In the continuing absence of a British passport, Aldama is getting ready to look elsewhere for an international identity. The Cuban triple jumper, who has lived in the East End of London since November 2001, plans to begin the search after ending her season at the inaugural IAAF World Athletics Finals at the Stade Louis II here in Monaco this afternoon.

Considering she enters the competition heading the world rankings this year, the loss would be entirely Britain's, as it was when May left her homeland for Italy, and won two world titles as a long jumper, and when Barber left her sister's home in London to settle in France, and won world titles as a heptathlete and a long jumper.

Having already waited 22 months for her passport application to be rubber-stamped, and missed World Championships indoors and out, Aldama is not prepared to risk losing a shot at Olympic gold next summer. Unless the Home Office fast tracks her case, the 31-year-old will not become a British citizen until November next year, three months after the Athens Games.

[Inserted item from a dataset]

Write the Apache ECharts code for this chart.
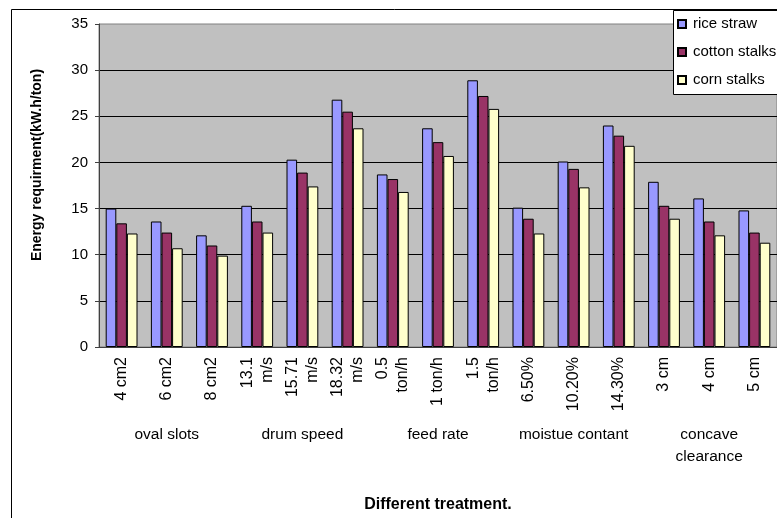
<!DOCTYPE html>
<html>
<head>
<meta charset="utf-8">
<script src="https://cdn.jsdelivr.net/npm/echarts@6/dist/echarts.min.js"></script>
<style>
html,body{margin:0;padding:0;background:#fff;}
#chart{width:777px;height:518px;}
</style>
</head>
<body>
<div id="chart"></div>
<script>
const categories = ['4 cm2','6 cm2','8 cm2','13.1\nm/s','15.71\nm/s','18.32\nm/s','0.5\nton/h','1 ton/h','1.5\nton/h','6.50%','10.20%','14.30%','3 cm','4 cm','5 cm'];
const groups = ['oval slots','drum speed','feed rate','moistue contant','concave\nclearance'];
const seriesNames = ['rice straw','cotton stalks','corn stalks'];
const riceStraw = [15.0,13.6,12.1,15.3,20.3,26.8,18.7,23.7,28.9,15.1,20.1,24.0,17.9,16.1,14.8];
const cottonStalks = [13.4,12.4,11.0,13.6,18.9,25.5,18.2,22.2,27.2,13.9,19.3,22.9,15.3,13.6,12.4];
const cornStalks = [12.3,10.7,9.9,12.4,17.4,23.7,16.8,20.7,25.8,12.3,17.3,21.8,13.9,12.1,11.3];
const colors = ['#9999FF','#993366','#FFFFCC'];
const yTitle = 'Energy requirment(kW.h/ton)';
const xTitle = 'Different treatment.';

const FONT = '"Liberation Sans", Arial, sans-serif';
const chart = echarts.init(document.getElementById('chart'), null, {renderer:'canvas'});
const dataSets = [riceStraw, cottonStalks, cornStalks];

chart.setOption({
  animation: false,
  backgroundColor: '#fff',
  textStyle: {fontFamily: FONT},
  grid: {left: 99, top: 24, width: 689, height: 323, show: true,
    backgroundColor: '#C0C0C0', borderColor: '#808080', borderWidth: 1},
  legend: {
    orient: 'vertical', left: 677, top: 16.5, z: 100, padding: 0,
    itemWidth: 8, itemHeight: 8, itemGap: 13, icon: 'rect',
    textStyle: {fontFamily: FONT, fontSize: 15, lineHeight: 15, color: '#000', padding: [0,0,0,2]},
    data: seriesNames
  },
  xAxis: [{
    type: 'category', data: categories, gridIndex: 0, position: 'bottom',
    axisLine: {show: true, lineStyle: {color: '#404040', width: 1}},
    axisTick: {show: false},
    axisLabel: {interval: 0, rotate: 90, fontFamily: FONT, fontSize: 16, lineHeight: 20, margin: 10, color: '#000'},
    splitLine: {show: false}
  },{
    type: 'category', data: groups, gridIndex: 0, position: 'bottom', offset: 77,
    axisLine: {show: false}, axisTick: {show: false},
    axisLabel: {interval: 0, fontFamily: FONT, fontSize: 15.5, lineHeight: 22, margin: 0, color: '#000'},
    splitLine: {show: false}
  }],
  yAxis: {
    type: 'value', min: 0, max: 35, interval: 5,
    axisLine: {show: true, lineStyle: {color: '#404040', width: 1}},
    axisTick: {show: true, length: 4, lineStyle: {color: '#404040'}},
    axisLabel: {fontFamily: FONT, fontSize: 15, margin: 11, color: '#000'},
    splitLine: {show: true, showMinLine: false, showMaxLine: false, lineStyle: {color: '#000', width: 1}}
  },
  series: seriesNames.map((n, i) => ({
    name: n, type: 'bar', xAxisIndex: 0, data: dataSets[i],
    barWidth: 10.6, barGap: '0%',
    itemStyle: {color: colors[i], borderColor: '#000', borderWidth: 1}
  })),
  graphic: [
    {type: 'rect', z: 50, shape: {x: 673.5, y: 10.5, width: 200, height: 84},
      style: {fill: '#fff', stroke: '#000', lineWidth: 1}},
    {type: 'rect', z: 60, shape: {x: 11.5, y: 9.5, width: 900, height: 700},
      style: {fill: 'none', stroke: '#000', lineWidth: 1}},
    {type: 'text', z: 60, x: 37, y: 165, rotation: Math.PI/2,
      style: {text: yTitle, fontFamily: FONT, fontSize: 14, fontWeight: 'bold', fill: '#000',
        textAlign: 'center', textVerticalAlign: 'middle'}},
    {type: 'text', z: 60, x: 438, y: 505,
      style: {text: xTitle, fontFamily: FONT, fontSize: 16, fontWeight: 'bold', fill: '#000',
        textAlign: 'center', textVerticalAlign: 'middle'}}
  ]
});
</script>
</body>
</html>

"To be honest, we have to start making enquiries to see if we can place Yamile in another country," her coach, Frank Attoh, confided last night. "I'm really not hopeful that she'll get British citizenship in time for the Olympics, which is a shame, because I think the country needs medals. What happened in Paris showed that."

Apart from Paula Radcliffe, who set a world best time in the London Marathon in April and who continues her comeback in the Flora Light Challenge 5km road race in Hyde Park tomorrow, Aldama is the only British-based athlete at the top of the world ranking lists - courtesy of the 15.29m she jumped in Rome in July. She lives in Limehouse, has a British son, competes for Shaftesbury Barnet Harriers, and is coached by Attoh, a former British international triple jumper.

To compound Aldama's deepening sense of frustration, she sat in the Stade de France last month watching the former Kenyan Stephen Cherono striking gold in the steeplechase as a $1,000-a-month Qatari recruit and cheering Magdalin Martinez, her former Cuban team-mate and training partner, to a bronze medal in the triple jump for Italy. Qatar and Italy are among several countries believed to be monitoring her situation.

"We've wanted to focus on the track season, rather than chase any interest," Attoh said. "After she jumps tomorrow, perhaps we can start looking around."

A victory over Tatyana Lebedeva, the Russian who won in Paris, would no doubt widen the scope of choice. The $30,000 prize on offer to all winners in Monaco would also help Aldama. She is expecting her existing assets to be frozen following the conviction in May of her Scottish husband, Andrew Dodds, for drug-trafficking offences.

Dwain Chambers (100m), Kelly Holmes (800m) and Hayley Tullett (1,500m) are also competing in the two-day end-of-season meeting, a successor to the old Grand Prix Final.